Wie sieht die Situation bei Mietwohnungen aus? Bauen Immobilienbesitzer:innen mehrheitlich altersgerechte Objekte?

Beim Mietwohnungsbau gilt das Behindertengleichstellungsgesetz. Dieses besagt, dass in einem Wohnhaus mit mehr als acht Wohnungen die hindernisfreien Standards zwingend umgesetzt werden müssen. Im Kanton Luzern gilt diese Vorschrift sogar bereits ab sechs Wohnungen. Bei deklarierten Alterswohnungen müssen zusätzlich noch spezielle Vorgaben aus dem altersgerechten Wohnungsbau eingehalten werden. Diese werden aber nicht immer konsequent umgesetzt.

 

Wieso nicht?

Zum einen gibt es beim Bauen wahnsinnig viele Vorgaben, die nicht immer einfach einzuhalten sind und die sich teilweise auch widersprechen. Denkmalschutz und Hindernisfreiheit unter einen Hut zu bringen, ist ein klassisches Beispiel dafür. Zum anderen leiden teilweise auch der Gestaltungsspielraum und die Ästhetik unter den Vorgaben, was nicht alle gerne in Kauf nehmen. Und schlussendlich, glaube ich, fehlt vielen immer noch das Bewusstsein dafür, dass altersgerechter Wohnungsbau uns allen zugutekommt. Schliesslich sind wir alle davon betroffen und irgendwann froh darum, wenn wir nicht aus unserem vertrauten Umfeld herausgerissen werden, weil ein paar Stufen unüberwindbar werden.

Wie kann das Bewusstsein dafür verbessert werden?

Es braucht sicher immer wieder eine Sensibilisierung von Architekt:innen, Verwaltungen sowie Immobilienbesitzenden. Schön wäre zum Beispiel, wenn Verwaltungen proaktiv auf ältere Mieter zugehen würden, um abzuklären, ob sie Anpassungsbedarf in ihren Wohnungen haben. Denn viele ältere Menschen trauen sich aus Angst vor Kündigungen nicht, Forderungen zu stellen. Anstatt einen Handlauf für die Treppe zu beantragen, gehen sie einfach nicht mehr aus dem Haus. Auch da bräuchte es natürlich Sensibilisierungsarbeit.

 

Gibt es noch weitere Möglichkeiten, den alters­gerechten Wohnungsbau zu fördern?
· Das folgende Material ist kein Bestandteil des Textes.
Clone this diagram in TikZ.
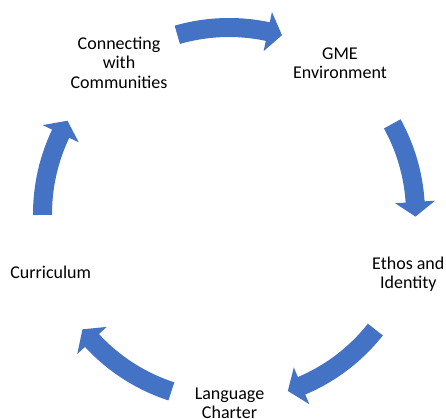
\documentclass[tikz,border=0pt]{standalone}
\usepackage{fontspec}
\setmainfont{Carlito}
\definecolor{smartblue}{HTML}{4472C4}
\tikzset{
  lbl/.style={align=center, inner sep=0pt, font=\fontsize{18pt}{19.5pt}\selectfont},
  cycarrow/.style={fill=smartblue},
}
\newcommand{\CycArrow}[2]{%
  \fill[cycarrow] (#1:196pt) arc[start angle=#1, end angle=#2+4.5, radius=196pt]
    -- (#2+4.5:206.5pt) -- (#2:186.5pt) -- (#2+4.5:166.5pt) -- (#2+4.5:177pt)
    arc[start angle=#2+4.5, end angle=#1, radius=177pt] -- cycle;}
\begin{document}
\begin{tikzpicture}
\useasboundingbox (0,0) rectangle (446pt,418pt);
\begin{scope}[shift={(229.5pt,201pt)}]
  \node[lbl] (conn) at (126:188pt) {Connecting\strut\\with\strut\\Communities\strut};
  \node[lbl] (gme)  at (54:188pt)  {GME\strut\\Environment\strut};
  \node[lbl] (ethos) at (-18:188pt) {Ethos and\strut\\Identity\strut};
  \node[lbl] (lang) at (-90:188pt) {Language\strut\\Charter\strut};
  \node[lbl] (curr) at (198:188pt) {Curriculum\strut};
\end{scope}
\begin{scope}[shift={(229pt,204pt)}]
  \CycArrow{106.1}{73.5}
  \CycArrow{28.9}{-0.8}
  \CycArrow{-38.3}{-71.6}
  \CycArrow{252.0}{218.2}
  \CycArrow{180.3}{150.0}
\end{scope}
\end{tikzpicture}
\end{document}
Ja, auch bei der Raumplanung bestünde die Möglichkeit, Anreize oder Vorschriften zu schaffen. Bau- und Zonenreglemente könnten zum Beispiel so angepasst werden, dass gewisse Zonen aus einem Anteil von kleinen und preisgünstigen Wohnungen bestehen müssten.

 

Ist bezahlbarer Wohnraum ein grosses Problem?

Ja, das ist für die ältere Bevölkerung eines der Hauptmankos. Die Stadt Luzern ist sich des Handlungsbedarfs bewusst. Die Förderung des gemeinnützigen Wohnungsbaus ist eine weitere Möglichkeit, um langfristig mehr preiswerte Wohnungen auf den Markt zu bringen. Zudem legen gemeinnützige Wohnbauträger oftmals viel Wert auf die Entstehung einer lebendigen und tragfähigen Nachbarschaft mit einem durchdachten und generationendurchmischten Wohnungsmix. Das ist ein wichtiger Beitrag gegen das Gefühl der Einsamkeit, unter dem zahlreiche ältere Menschen leiden.